A military exercise in Poland with Patriot missiles
Russia’s heavy use of missiles, drones and ‘glide bombs’ in Ukraine has added urgency to Nato members’ efforts to ramp up defence spending © Janek Skarzynski/AFP/Getty Images

Europe has only a fraction of the air defence capabilities needed to protect its eastern flank, according to Nato’s own internal calculations, laying bare the scale of the continent’s vulnerabilities.

Russia’s war against Ukraine has underscored the importance of air defence, as Kyiv begs the west for additional systems and rockets to protect its cities, troops and energy grid against daily bombing raids.

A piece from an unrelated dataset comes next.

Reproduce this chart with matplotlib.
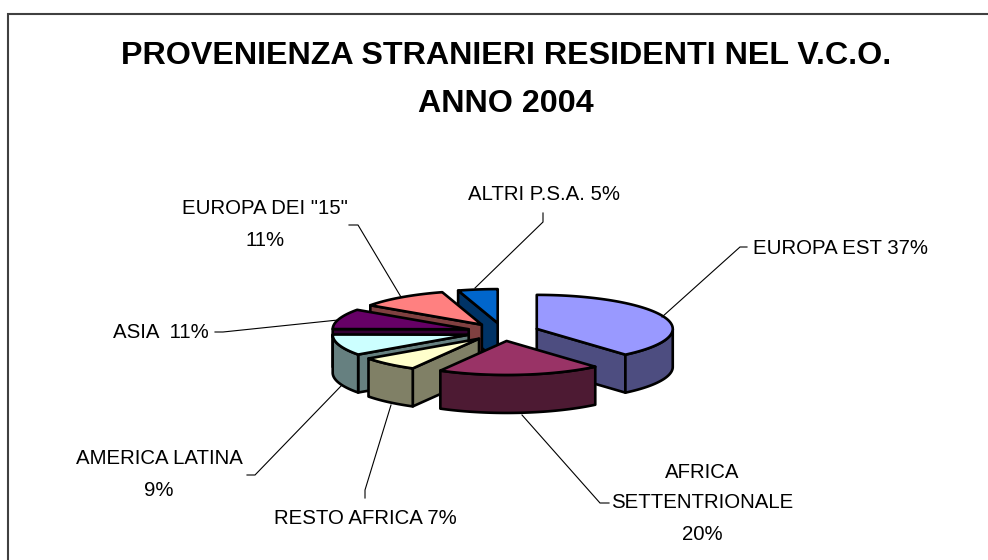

But according to people familiar with confidential defence plans drawn up last year, Nato states are able to provide less than 5 per cent of air defence capacities deemed necessary to protect its members in central and eastern Europe against a full-scale attack.

One senior Nato diplomat said the ability to defend against missiles and air strikes was “a major part of the plan to defend eastern Europe from invasion”, adding: “And right now, we don’t have that.”

Nato foreign ministers will gather in Prague on Thursday for two days of talks aimed at preparing for a summit of the alliance’s leaders in Washington in July, where beefing up European defence will be a central topic.

Some European leaders and military officials have said that Russia could have the capability to attack a Nato member state by the end of the decade.

In a major defence review last year, the UK government described the “challenge of protecting . . . against attack from the skies” as being “its most acute for over 30 years”.

Russia’s heavy use of missiles, drones and highly destructive Soviet-era “glide bombs” in Ukraine has added urgency to Nato members’ efforts to ramp up defence spending after decades of military budget cuts.

“[Air defence] is one of the biggest holes we have,” said a second Nato diplomat. “We can’t deny it.”

The failure of European Nato states in recent months to provide additional air defence equipment to Ukraine has underscored the continent’s limited stocks of the expensive and slow-to-manufacture systems.

It has also prompted a series of overlapping initiatives to try to find long-term solutions. Last year, Germany launched its Sky Shield initiative with more than a dozen other EU countries to develop a shared air defence system using US and Israeli-developed technology.

However, France has publicly criticised the proposal and offered a rival concept backed by a smaller number of allies.

Last week, Poland and Greece called on the European Commission to help develop and potentially assist in the financing of a pan-European air defence system, a proposal that commission president Ursula von der Leyen indicated she would support.

Some EU capitals have suggested raising common debt to fund defence projects.

In a letter sent to von der Leyen, Greek and Polish prime ministers Kyriakos Mitsotakis and Donald Tusk described air defence as a “major vulnerability in our security”, adding that the war in Ukraine has “[taught] us lessons that we can no longer ignore”.

The proliferation of cheap, long-range attack drones, as used by Russia against Ukraine, has added to these concerns.

“Long-range strikes are no longer a superpower capability,” said one western defence official.

A Nato official said that “capability targets and defence plans are classified” but added that air and missile defences “are top priorities” and that “stockpiles have been reduced”.

“Nato’s new defence plans also significantly increase air and missile defence requirements in quantity and readiness,” the official said, adding that countries were investing in new air defence capabilities including fighter jets.

“So we are confident that Nato’s deterrence against Russia remains strong,” they added.

Immediately after Russia’s full-scale invasion of Ukraine in February 2022, the US deployed a Patriot battery air defence system to protect an airport in southern Poland that became a hub for shipping western weapons to Kyiv.

But officials say Nato members have so few such systems to spare that their capacity to deploy any more beyond their own territories is severely limited.

In the UK, the Royal Navy’s six Type 45 destroyers are equipped with ballistic missile defence systems, but the vessels have been dogged by design flaws.

The British army also has six state-of-the-art Sky Sabre ground-based air defence systems, but their missile interceptors only have a range of about 40km, and two of the systems are overseas.

“The UK’s air defence capability is entirely inadequate,” said Jack Watling, a senior research fellow at the Royal United Services Institute think-tank in London.

Full integration of Europe’s various air defence systems could help compensate for the shortfall by creating a dense mesh of sensors and interceptors across the continent.

But “attempts to update Nato’s command and control infrastructure for air defence have never gotten off the ground”, Watling said.